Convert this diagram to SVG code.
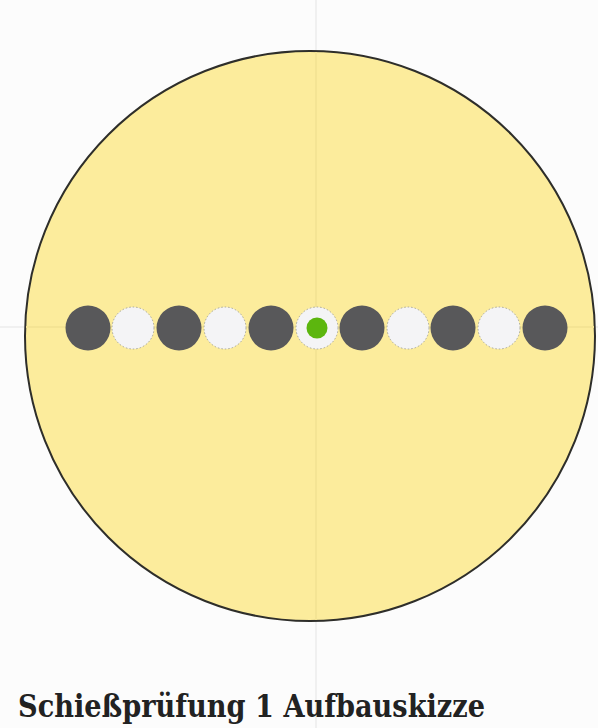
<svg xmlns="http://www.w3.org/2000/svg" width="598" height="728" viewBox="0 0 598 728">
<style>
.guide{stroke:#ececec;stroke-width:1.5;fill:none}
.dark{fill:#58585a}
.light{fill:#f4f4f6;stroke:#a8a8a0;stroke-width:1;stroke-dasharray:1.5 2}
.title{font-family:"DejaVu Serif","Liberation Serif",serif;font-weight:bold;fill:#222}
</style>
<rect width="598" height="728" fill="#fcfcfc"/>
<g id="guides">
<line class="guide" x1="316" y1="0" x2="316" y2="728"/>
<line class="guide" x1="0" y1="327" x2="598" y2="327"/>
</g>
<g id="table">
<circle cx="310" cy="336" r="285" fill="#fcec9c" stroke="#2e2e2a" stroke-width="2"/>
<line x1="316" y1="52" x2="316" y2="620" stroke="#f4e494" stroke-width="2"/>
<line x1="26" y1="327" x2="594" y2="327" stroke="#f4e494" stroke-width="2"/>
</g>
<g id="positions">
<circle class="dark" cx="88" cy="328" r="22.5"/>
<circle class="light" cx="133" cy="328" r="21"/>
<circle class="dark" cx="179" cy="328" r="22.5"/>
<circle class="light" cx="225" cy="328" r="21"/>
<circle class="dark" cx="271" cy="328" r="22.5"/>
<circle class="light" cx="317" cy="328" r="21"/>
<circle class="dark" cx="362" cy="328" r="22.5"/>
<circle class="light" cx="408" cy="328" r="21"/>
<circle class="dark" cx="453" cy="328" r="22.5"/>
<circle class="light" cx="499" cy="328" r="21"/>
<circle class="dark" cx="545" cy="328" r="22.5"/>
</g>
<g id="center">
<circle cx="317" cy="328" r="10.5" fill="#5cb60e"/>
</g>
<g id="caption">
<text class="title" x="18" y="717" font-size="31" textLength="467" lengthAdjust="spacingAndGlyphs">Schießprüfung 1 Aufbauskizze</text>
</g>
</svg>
+---+
* STATED PROBLEM:
Restate the full listing verbatim and drop every picture.

* WRITTEN ANSWER:
Convert this diagram to SVG code.
<svg xmlns="http://www.w3.org/2000/svg" width="598" height="728" viewBox="0 0 598 728">
<style>
.guide{stroke:#ececec;stroke-width:1.5;fill:none}
.dark{fill:#58585a}
.light{fill:#f4f4f6;stroke:#a8a8a0;stroke-width:1;stroke-dasharray:1.5 2}
.title{font-family:"DejaVu Serif","Liberation Serif",serif;font-weight:bold;fill:#222}
</style>
<rect width="598" height="728" fill="#fcfcfc"/>
<g id="guides">
<line class="guide" x1="316" y1="0" x2="316" y2="728"/>
<line class="guide" x1="0" y1="327" x2="598" y2="327"/>
</g>
<g id="table">
<circle cx="310" cy="336" r="285" fill="#fcec9c" stroke="#2e2e2a" stroke-width="2"/>
<line x1="316" y1="52" x2="316" y2="620" stroke="#f4e494" stroke-width="2"/>
<line x1="26" y1="327" x2="594" y2="327" stroke="#f4e494" stroke-width="2"/>
</g>
<g id="positions">
<circle class="dark" cx="88" cy="328" r="22.5"/>
<circle class="light" cx="133" cy="328" r="21"/>
<circle class="dark" cx="179" cy="328" r="22.5"/>
<circle class="light" cx="225" cy="328" r="21"/>
<circle class="dark" cx="271" cy="328" r="22.5"/>
<circle class="light" cx="317" cy="328" r="21"/>
<circle class="dark" cx="362" cy="328" r="22.5"/>
<circle class="light" cx="408" cy="328" r="21"/>
<circle class="dark" cx="453" cy="328" r="22.5"/>
<circle class="light" cx="499" cy="328" r="21"/>
<circle class="dark" cx="545" cy="328" r="22.5"/>
</g>
<g id="center">
<circle cx="317" cy="328" r="10.5" fill="#5cb60e"/>
</g>
<g id="caption">
<text class="title" x="18" y="717" font-size="31" textLength="467" lengthAdjust="spacingAndGlyphs">Schießprüfung 1 Aufbauskizze</text>
</g>
</svg>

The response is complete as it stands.